The major architect, the grand emperor of the Colts, has become owner Jim Irsay. Irsay, a slightly odd and crafty fox of an operator, obtained the team when his father died in 1997. Irsay engaged in a legal battle with his stepmother over ownership of the team, but later became the youngest NFL team owner at 37. Irsay has music and movie stars as friends, was close to Hunter S. Thompson, and uses Twitter as an extension of fan interaction. In 2009 Irsay was vocal about preventing a group that included talk-show host Rush Limbaugh from purchasing the St. Louis Rams. "I, myself, couldn't even consider voting for him," Irsay said at an NFL owners meeting. "When there are comments that have been made that are inappropriate, incendiary and insensitive... our words do damage, and it's something we don't need." Irsay knows a lot about using rhetoric, and manipulating the media. He studied broadcast journalism at Southern Methodist University. The Colts have only had three losing seasons since the son took the thrown, and Irsay was the one who got Indianapolis to pony up all that tax payer money for the stadium.

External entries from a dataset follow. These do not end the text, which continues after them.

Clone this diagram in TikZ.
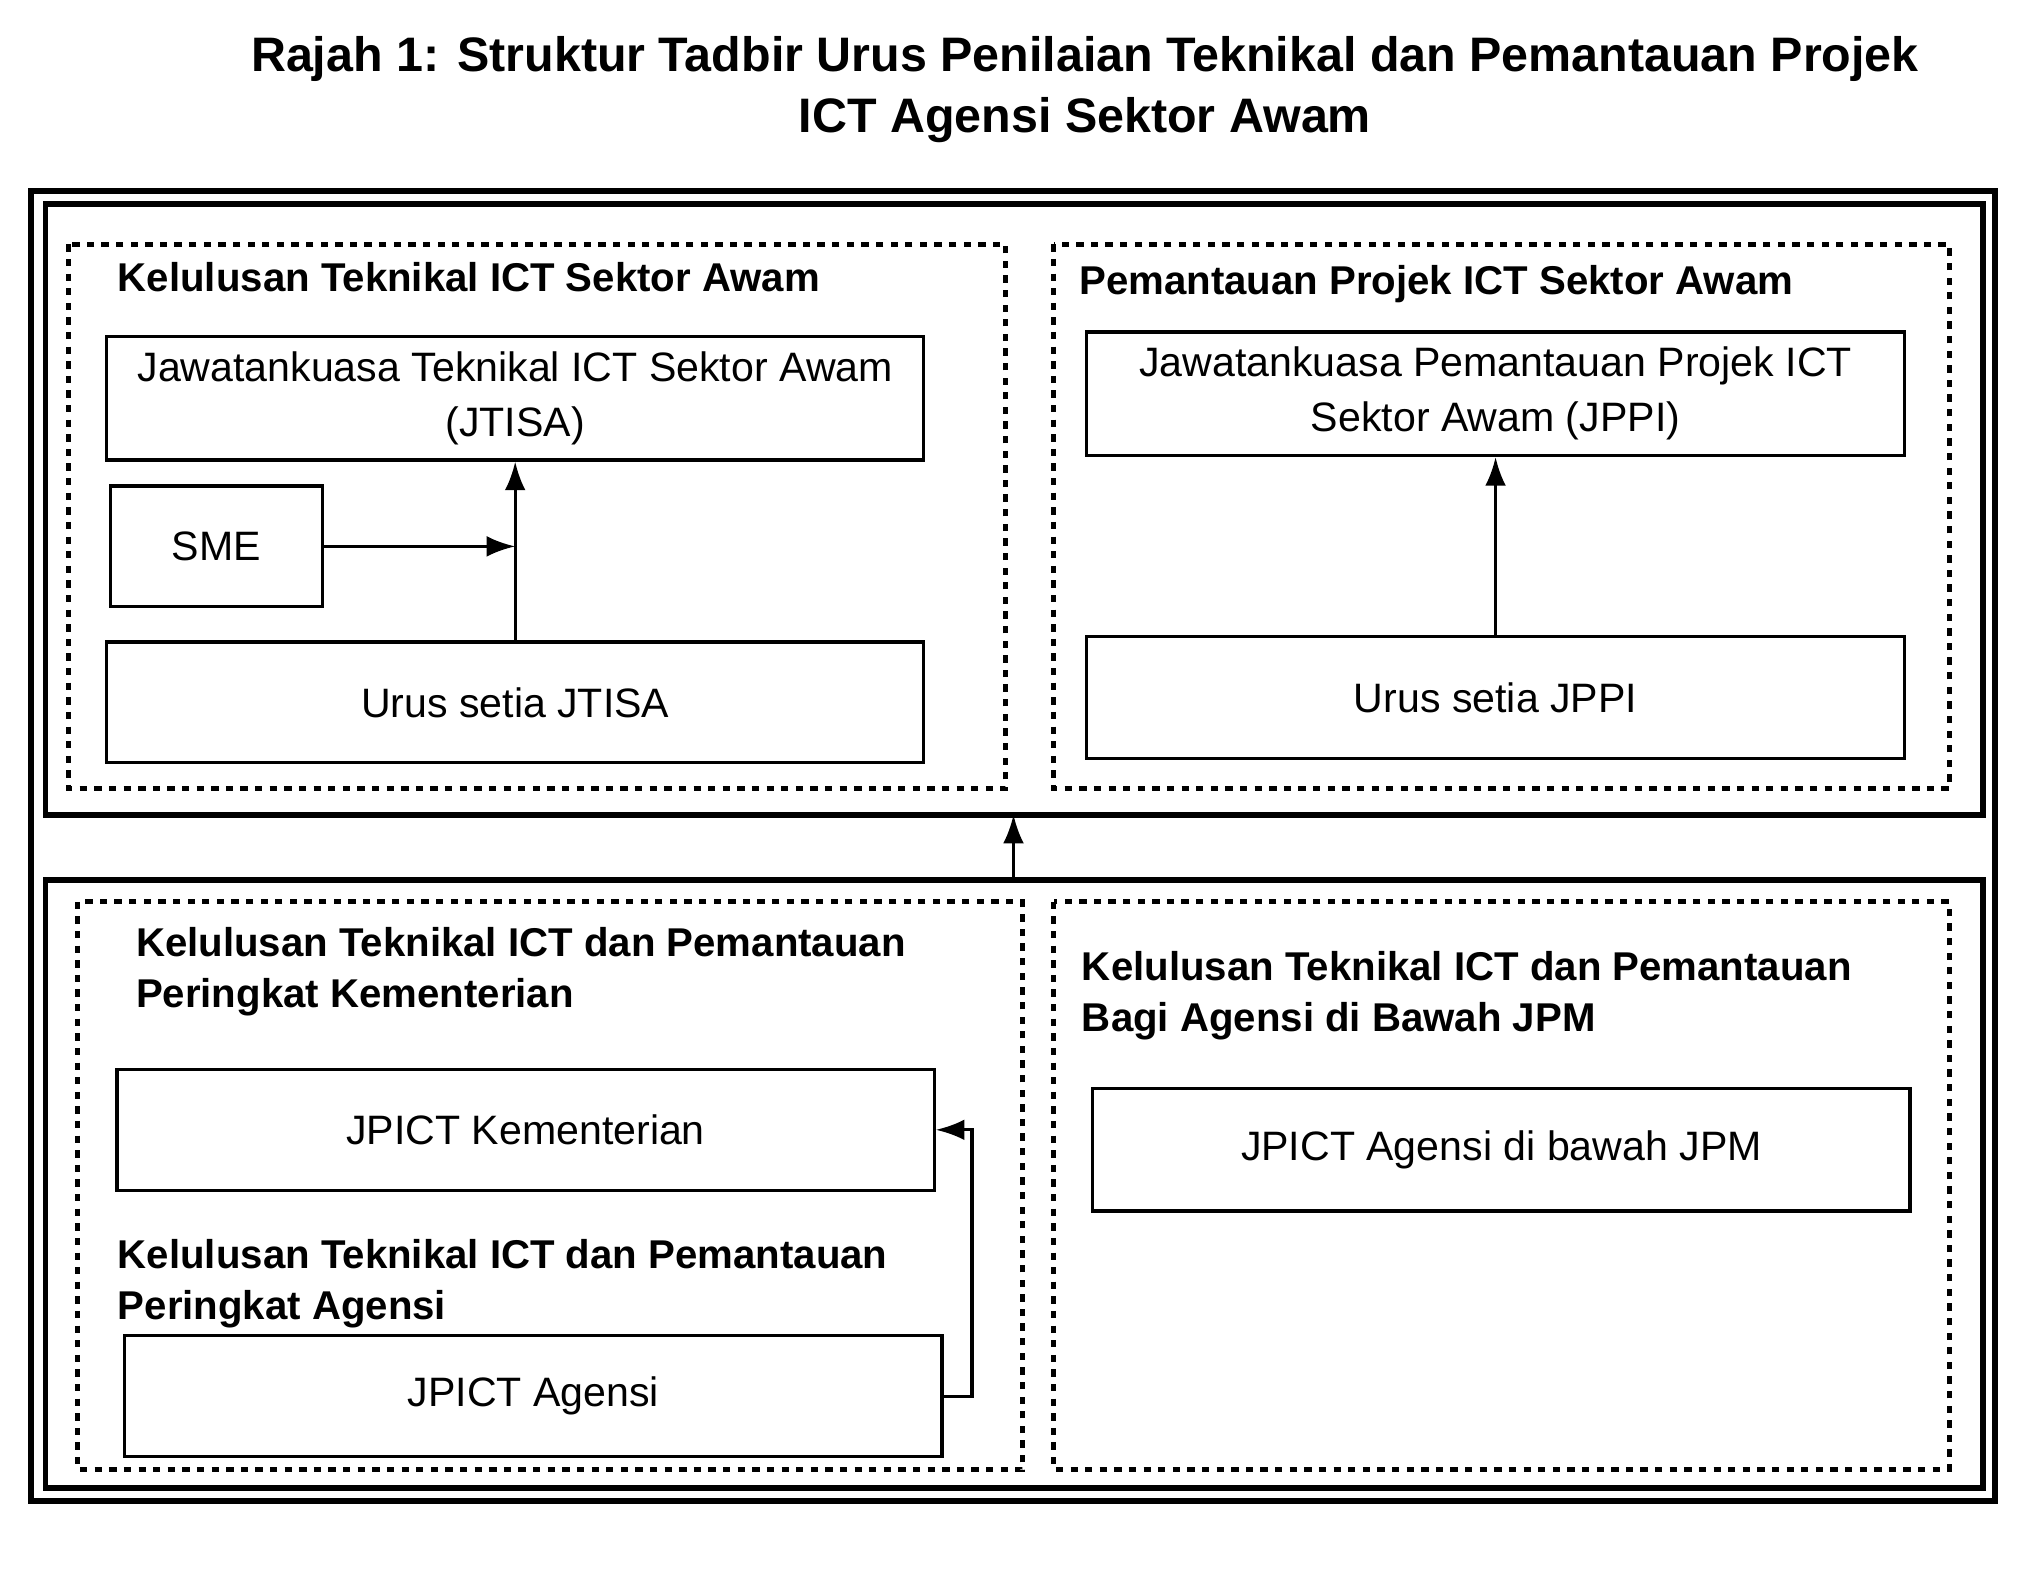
\documentclass[tikz,border=0pt]{standalone}
\usepackage{fontspec}
\setmainfont{Liberation Sans}
\usetikzlibrary{positioning,arrows.meta}
\tikzset{
  unitbox/.style={draw, line width=0.7pt, align=center, font=\fontsize{9}{12}\selectfont},
  frame/.style={draw, line width=1.3pt},
  dashframe/.style={draw, line width=1.1pt, dash pattern=on 1.6pt off 1.6pt},
  heading/.style={anchor=west, align=left, inner sep=0pt, font=\bfseries\fontsize{8.8}{11.2}\selectfont},
  link/.style={-{Latex[length=2.2mm,width=1.6mm]}, line width=0.7pt}
}
\begin{document}
\begin{tikzpicture}[x=0.1mm,y=-0.1mm]
\useasboundingbox (0,0) rectangle (1560,1222);

% title
\node[font=\bfseries\fontsize{10.6}{13.5}\selectfont, align=center] (title) at (835,69)
  {Rajah 1: Struktur Tadbir Urus Penilaian Teknikal dan Pemantauan Projek\\ICT Agensi Sektor Awam};

% frames
\draw[frame] (24,147) rectangle (1535,1155);
\draw[frame] (35,157) rectangle (1526,627);
\draw[frame] (35,677) rectangle (1526,1145);
\draw[dashframe] (53,188) rectangle (774,607);
\draw[dashframe] (811,188) rectangle (1500,607);
\draw[dashframe] (60,694) rectangle (787,1131);
\draw[dashframe] (811,694) rectangle (1500,1131);

% headings
\node[heading] (h1) at (90,213) {Kelulusan Teknikal ICT Sektor Awam};
\node[heading] (h2) at (830,219) {Pemantauan Projek ICT Sektor Awam};
\node[heading] (h3) at (104,748) {Kelulusan Teknikal ICT dan Pemantauan\\Peringkat Kementerian};
\node[heading] (h4) at (90,988) {Kelulusan Teknikal ICT dan Pemantauan\\Peringkat Agensi};
\node[heading] (h5) at (832,766) {Kelulusan Teknikal ICT dan Pemantauan\\Bagi Agensi di Bawah JPM};

% units
\node[unitbox, minimum width=62.9mm, minimum height=9.3mm] (jtisa) at (396.5,306.5) {Jawatankuasa Teknikal ICT Sektor Awam\\(JTISA)};
\node[unitbox, minimum width=16.3mm, minimum height=9.3mm] (sme) at (166.5,420.5) {SME};
\node[unitbox, minimum width=62.9mm, minimum height=9.3mm] (usjtisa) at (396.5,540.5) {Urus setia JTISA};
\node[unitbox, minimum width=63mm, minimum height=9.4mm] (jppi) at (1151,303) {Jawatankuasa Pemantauan Projek ICT\\Sektor Awam (JPPI)};
\node[unitbox, minimum width=63mm, minimum height=9.4mm] (usjppi) at (1151,537) {Urus setia JPPI};
\node[unitbox, minimum width=62.9mm, minimum height=9.3mm] (kem) at (404.5,869.5) {JPICT Kementerian};
\node[unitbox, minimum width=62.9mm, minimum height=9.3mm] (agensi) at (410.5,1074.5) {JPICT Agensi};
\node[unitbox, minimum width=62.9mm, minimum height=9.4mm] (jpm) at (1155.5,885) {JPICT Agensi di bawah JPM};

\coordinate (join) at (usjtisa.north |- sme.east);
\coordinate (bottop) at (780,677);
\coordinate (topbot) at (780,627);

% connectors
\draw[link] (usjtisa.north) -- (jtisa.south);
\draw[link] (sme.east) -- (join);
\draw[link] (usjppi.north) -- (jppi.south);
\draw[link] (bottop) -- (topbot);
\draw[link] (agensi.east) -| (748,869.5) -- (kem.east);
\end{tikzpicture}
\end{document}
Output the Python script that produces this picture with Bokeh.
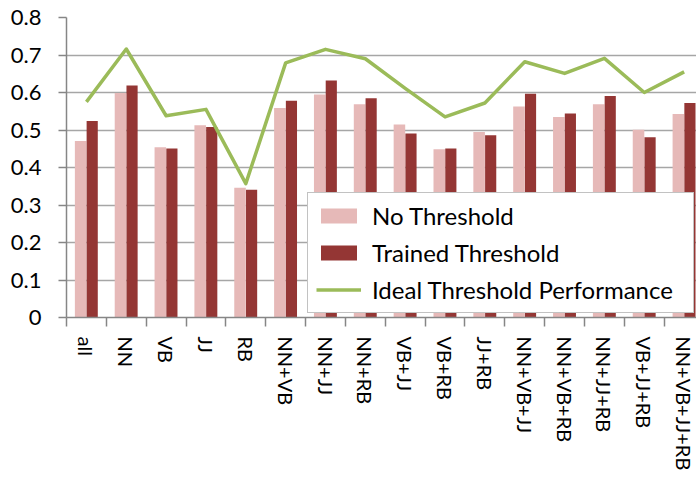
import numpy as np
from bokeh.plotting import figure
from bokeh.models import (Range1d, FixedTicker, NumeralTickFormatter, Legend,
                          LegendItem, ColumnDataSource)
from bokeh.transform import dodge
from bokeh.embed import file_html
from bokeh.resources import INLINE

categories = ["all", "NN", "VB", "JJ", "RB", "NN+VB", "NN+JJ", "NN+RB", "VB+JJ",
              "VB+RB", "JJ+RB", "NN+VB+JJ", "NN+VB+RB", "NN+JJ+RB", "VB+JJ+RB",
              "NN+VB+JJ+RB"]
no_threshold = [0.471, 0.599, 0.454, 0.513, 0.346, 0.559, 0.595, 0.569, 0.515,
                0.449, 0.495, 0.563, 0.535, 0.569, 0.501, 0.543]
trained_threshold = [0.524, 0.619, 0.451, 0.508, 0.341, 0.578, 0.632, 0.585, 0.491,
                     0.451, 0.486, 0.597, 0.544, 0.591, 0.481, 0.572]
ideal_threshold = [0.575, 0.716, 0.538, 0.555, 0.357, 0.679, 0.715, 0.690, 0.611,
                   0.535, 0.572, 0.682, 0.651, 0.691, 0.600, 0.655]
y_ticks = [0, 0.1, 0.2, 0.3, 0.4, 0.5, 0.6, 0.7, 0.8]

FONT = "Lato"
idx = list(range(len(categories)))
src = ColumnDataSource(dict(x=idx, a=no_threshold, b=trained_threshold, c=ideal_threshold))

p = figure(width=696, height=478, output_backend="svg", toolbar_location=None,
           x_range=Range1d(-0.5, len(categories) - 0.69), y_range=Range1d(0, 0.8),
           min_border_left=66, min_border_right=0, min_border_top=17,
           min_border_bottom=161)
p.outline_line_color = None
p.background_fill_color = "white"
p.border_fill_color = "white"

r1 = p.vbar(x=dodge("x", -0.145, range=p.x_range), top="a", width=0.29, source=src,
            fill_color="#E6B9B8", line_color=None)
r2 = p.vbar(x=dodge("x", 0.145, range=p.x_range), top="b", width=0.28, source=src,
            fill_color="#943634", line_color=None)
r3 = p.line(x="x", y="c", source=src, line_color="#9BBB59", line_width=3.5,
            line_join="round")

# x axis
xa = p.xaxis[0]
xa.ticker = FixedTicker(ticks=idx, minor_ticks=[i - 0.5 for i in range(len(categories) + 1)])
xa.major_label_overrides = {i: c for i, c in zip(idx, categories)}
xa.major_label_orientation = "vertical"
xa.major_tick_line_color = None
xa.major_tick_in = 0
xa.major_tick_out = 9
xa.minor_tick_in = 0
xa.minor_tick_out = 9
xa.minor_tick_line_color = "#868686"
xa.minor_tick_line_width = 1.5
xa.major_label_standoff = 10
xa.axis_line_color = "#868686"
xa.axis_line_width = 1.5
xa.major_label_text_font = FONT
xa.major_label_text_font_size = "20px"
xa.major_label_text_color = "black"

# y axis
ya = p.yaxis[0]
ya.ticker = FixedTicker(ticks=y_ticks)
ya.formatter = NumeralTickFormatter(format="0.[0]")
ya.major_tick_in = 0
ya.major_tick_out = 8
ya.minor_tick_line_color = None
ya.major_tick_line_color = "#868686"
ya.major_tick_line_width = 1.5
ya.axis_line_color = "#868686"
ya.axis_line_width = 1.5
ya.major_label_standoff = 17
ya.major_label_text_font = FONT
ya.major_label_text_font_size = "22px"
ya.major_label_text_color = "black"

p.xgrid.grid_line_color = None
p.ygrid.grid_line_color = "#A6A6A6"
p.ygrid.grid_line_width = 1.5

legend = Legend(items=[LegendItem(label="No Threshold", renderers=[r1]),
                       LegendItem(label="Trained Threshold", renderers=[r2]),
                       LegendItem(label="Ideal Threshold Performance", renderers=[r3])],
                location=(241, 4))
legend.label_text_font = FONT
legend.label_text_font_size = "24px"
legend.label_text_color = "black"
legend.padding = 8
legend.spacing = 8
legend.glyph_width = 45
legend.glyph_height = 19
legend.label_standoff = 11
legend.label_width = 313
legend.border_line_color = "#868686"
legend.border_line_width = 1.5
legend.background_fill_color = "white"
legend.background_fill_alpha = 1.0
legend.margin = 0
p.add_layout(legend, "center")

open("out.html", "w").write(file_html(p, INLINE))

One of those three losing seasons came in Manning's last with the Colts. With a neck injury Manning did not play a single game in 2011, and the Colts went 2-14 without him. With an aging team built more for football played a decade ago, and a bloated salary cap, Irsay saw his team unraveling at the seams. Piece-by-piece Irsay dismantled his empire, first firing the front office, then the trainer, the coaching staff, then dumping the players, including the first over all draft pick of 1998. Manning was released by the Colts on March 7, 2012, and signed with the Denver Broncos on March 20, 2012. As Manning publicly protested the moves of Irsay, the owner responded by saying nothing is bigger than the team, making Manning look selfish.

That spring the Colts drafted Andrew Luck with the first draft selection. Luck is arguably he best quarterback prospect since Manning. Luck is as big and strong as a wookiee, and can read defenses as well as anyone, even Manning, but he has a "Je ne sais pas ce qui se passé" that Manning doesn't. Luck has a feel for the game, an intuitiveness, that has lead to nine forth quarter come backs, and Luck lead the Colts to the play-offs in his rookie season, something Manning was unable to do. If Peyton Manning is a Jedi Knight, Andrew Luck is most certainly Han Solo, the luckiest character in Star Wars.

This Sunday, Manning returns to Lucas Oil, the Death Star, for the first time since he put on a Broncos uniform. Manning will play the Colts and have something to prove, like the way he did against the University of Florida. He wants to show Irsay he made a mistake by letting him go, but Irsay is already one step ahead of him coming out in USA Today this week stating that he has no regrets letting his former quarterback leave. Is Irsay trying to get under Peyton's skin? Is he trying to make the hate flow through him? That usual doesn't end well, and Irsay, the manipulator, knows that.